Accélération quantique (quantum speed-up)

Pos­si­bil­ité pour un ordi­na­teur quan­tique d’exécuter cer­tains algo­rithmes (bien choi­sis) plus rapi­de­ment que n’importe quel cal­cu­la­teur clas­sique. Une démon­stra­tion con­crète de cette accéléra­tion, même pour un algo­rithme peu utile en pra­tique comme le « boson sam­pling », est un gros enjeu en infor­ma­tion quantique.

Photons polarisés

Un pho­ton est un quan­tum d’énergie du champ élec­tro­mag­né­tique, et c’est un très bon qubit, qui peut se propager sur de grandes dis­tances en por­tant l’information sur sa polar­i­sa­tion (ana­logue à une direc­tion de vibra­tion). Il est dif­fi­cile de réalis­er des portes logiques entre qubits pho­toniques, mais de nom­breuses méth­odes sont actuelle­ment explorées.

Atomes et ions piégés

Atom­es ou ions indi­vidu­els, que l’on peut con­trôler dans des pièges élec­tro­mag­né­tiques (ions) ou lumineux (atom­es). Les qubits ion­iques sont actuelle­ment mieux con­trôlés, mais par con­tre il est plus facile d’avoir un grand nom­bre de qubits atom­iques, en par­ti­c­uli­er dans des struc­tures bidimensionnelles.

Qubits artificiels

À la dif­férence des qubits basés sur des ions ou des atom­es, ce sont des cir­cuits supra­con­duc­teurs, impli­quant le plus sou­vent des jonc­tions Joseph­son, et une quan­tifi­ca­tion du flux ou de la charge. On peut ain­si obtenir un qubit de très bonne qual­ité, met­tant en jeu col­lec­tive­ment un nom­bre élevé d’électrons, et ces sys­tèmes sem­blent très prometteurs.

Théorie de la complexité

Branche des math­é­ma­tiques dont l’objectif est de caté­goris­er la dif­fi­culté des algo­rithmes de cal­cul ou de traite­ment des données.

Spins nucléaires

Les noy­aux des atom­es ont en général un moment mag­né­tique (ce sont de petits aimants), asso­cié à une valeur non nulle de leur spin (moment ciné­tique intrinsèque).

Supraconducteurs

À tem­péra­ture très basse la résis­tance élec­trique de cer­tains matéri­aux peut s’annuler ; on dit alors qu’ils devi­en­nent supraconducteurs.

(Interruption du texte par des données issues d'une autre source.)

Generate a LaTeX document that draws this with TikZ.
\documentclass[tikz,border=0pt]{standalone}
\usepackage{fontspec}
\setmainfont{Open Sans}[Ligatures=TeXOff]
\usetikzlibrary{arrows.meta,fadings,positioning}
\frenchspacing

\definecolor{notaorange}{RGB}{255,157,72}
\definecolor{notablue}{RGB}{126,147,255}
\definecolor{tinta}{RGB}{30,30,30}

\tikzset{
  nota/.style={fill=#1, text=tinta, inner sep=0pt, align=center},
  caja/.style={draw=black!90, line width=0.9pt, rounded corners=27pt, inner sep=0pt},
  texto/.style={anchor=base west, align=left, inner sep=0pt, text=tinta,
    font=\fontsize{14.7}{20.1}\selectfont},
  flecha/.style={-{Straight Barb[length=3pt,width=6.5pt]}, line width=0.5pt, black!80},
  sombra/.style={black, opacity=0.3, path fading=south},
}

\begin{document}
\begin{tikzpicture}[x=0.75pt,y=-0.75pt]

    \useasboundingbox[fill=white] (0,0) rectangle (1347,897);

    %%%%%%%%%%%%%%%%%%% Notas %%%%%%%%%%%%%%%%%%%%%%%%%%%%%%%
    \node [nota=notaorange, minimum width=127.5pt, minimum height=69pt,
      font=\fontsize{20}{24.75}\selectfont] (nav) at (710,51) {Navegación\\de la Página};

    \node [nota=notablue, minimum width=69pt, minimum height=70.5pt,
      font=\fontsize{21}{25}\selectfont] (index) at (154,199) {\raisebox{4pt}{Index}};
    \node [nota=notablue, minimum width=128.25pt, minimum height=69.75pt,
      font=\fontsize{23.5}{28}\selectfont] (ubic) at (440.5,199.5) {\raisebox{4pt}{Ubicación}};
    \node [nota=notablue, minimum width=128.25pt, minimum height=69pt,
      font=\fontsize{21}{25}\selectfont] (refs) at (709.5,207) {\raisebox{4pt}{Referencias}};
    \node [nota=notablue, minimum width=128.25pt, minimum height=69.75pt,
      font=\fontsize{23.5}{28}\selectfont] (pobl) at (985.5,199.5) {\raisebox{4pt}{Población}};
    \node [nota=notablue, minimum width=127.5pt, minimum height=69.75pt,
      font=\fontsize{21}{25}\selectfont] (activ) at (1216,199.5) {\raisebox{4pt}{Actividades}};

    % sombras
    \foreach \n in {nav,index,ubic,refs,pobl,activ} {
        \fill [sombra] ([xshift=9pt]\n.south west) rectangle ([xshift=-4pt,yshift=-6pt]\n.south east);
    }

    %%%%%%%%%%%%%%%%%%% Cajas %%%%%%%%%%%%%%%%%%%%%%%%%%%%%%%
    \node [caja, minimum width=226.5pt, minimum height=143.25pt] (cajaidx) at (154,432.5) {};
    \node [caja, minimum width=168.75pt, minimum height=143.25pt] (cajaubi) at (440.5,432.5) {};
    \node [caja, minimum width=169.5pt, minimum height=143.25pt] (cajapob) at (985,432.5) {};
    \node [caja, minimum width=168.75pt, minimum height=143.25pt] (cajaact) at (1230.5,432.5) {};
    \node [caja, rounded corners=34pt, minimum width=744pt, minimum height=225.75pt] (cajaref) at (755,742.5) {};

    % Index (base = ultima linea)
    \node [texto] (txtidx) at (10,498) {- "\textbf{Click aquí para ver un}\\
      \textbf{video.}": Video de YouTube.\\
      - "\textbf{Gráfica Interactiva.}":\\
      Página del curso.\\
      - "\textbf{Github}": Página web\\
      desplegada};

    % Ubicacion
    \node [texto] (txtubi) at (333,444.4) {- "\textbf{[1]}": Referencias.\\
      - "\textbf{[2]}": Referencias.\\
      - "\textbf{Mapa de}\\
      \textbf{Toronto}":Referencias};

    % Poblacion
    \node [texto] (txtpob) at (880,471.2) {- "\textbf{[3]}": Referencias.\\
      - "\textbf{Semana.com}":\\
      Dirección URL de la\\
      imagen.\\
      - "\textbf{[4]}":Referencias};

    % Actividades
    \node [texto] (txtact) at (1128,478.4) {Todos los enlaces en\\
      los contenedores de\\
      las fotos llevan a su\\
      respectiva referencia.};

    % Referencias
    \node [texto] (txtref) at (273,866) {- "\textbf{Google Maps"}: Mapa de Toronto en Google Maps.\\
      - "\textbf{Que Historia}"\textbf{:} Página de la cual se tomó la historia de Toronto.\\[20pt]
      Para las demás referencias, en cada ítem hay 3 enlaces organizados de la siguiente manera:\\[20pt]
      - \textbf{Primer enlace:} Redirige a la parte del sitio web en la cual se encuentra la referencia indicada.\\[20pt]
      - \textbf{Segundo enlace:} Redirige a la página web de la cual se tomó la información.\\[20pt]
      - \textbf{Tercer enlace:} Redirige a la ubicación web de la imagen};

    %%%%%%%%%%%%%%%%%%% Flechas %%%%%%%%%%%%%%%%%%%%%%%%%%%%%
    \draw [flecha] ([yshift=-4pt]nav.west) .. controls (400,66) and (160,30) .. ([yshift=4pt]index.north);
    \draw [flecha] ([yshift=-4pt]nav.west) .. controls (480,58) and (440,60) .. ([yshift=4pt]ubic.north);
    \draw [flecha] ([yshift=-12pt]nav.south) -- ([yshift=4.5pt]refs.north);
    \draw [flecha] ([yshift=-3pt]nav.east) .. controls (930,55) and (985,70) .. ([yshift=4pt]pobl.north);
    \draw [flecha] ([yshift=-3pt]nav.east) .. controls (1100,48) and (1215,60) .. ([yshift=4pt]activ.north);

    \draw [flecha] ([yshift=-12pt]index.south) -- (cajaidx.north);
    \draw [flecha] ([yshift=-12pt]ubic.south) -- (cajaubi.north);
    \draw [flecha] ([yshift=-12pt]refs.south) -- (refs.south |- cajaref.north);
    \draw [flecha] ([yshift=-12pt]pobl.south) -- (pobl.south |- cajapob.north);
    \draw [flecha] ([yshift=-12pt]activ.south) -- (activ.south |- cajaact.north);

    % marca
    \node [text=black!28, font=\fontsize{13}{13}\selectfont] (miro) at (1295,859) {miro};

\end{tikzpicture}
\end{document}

Quantum de flux ou de charge

Dans un supra­con­duc­teur les valeurs du courant, de la charge, ou du flux mag­né­tique peu­vent pren­dre des valeurs dis­crètes, ou quan­tifiées. Ces grandeurs physiques sont alors sus­cep­ti­bles de « porter » des qubits (voir ce mot).

Atomes ultra-froids

Atom­es dont l’énergie ciné­tique a été dimin­uée par divers­es méth­odes (refroidisse­ment laser, refroidisse­ment éva­po­ratif), jusqu’à attein­dre des tem­péra­tures ciné­tiques dans la gamme du μK (mil­lion­ième de degré Kelvin).

Potentiels lumineux

Un fais­ceau lumineux mod­ulé en inten­sité, par exem­ple à cause d’effets d’interférences, peut exercer un effet mécanique sur des atom­es. Il appa­raît ain­si comme un poten­tiel, avec des min­i­ma et max­i­ma, sus­cep­ti­ble de piéger les atom­es dans des « puits » d’énergie potentielle.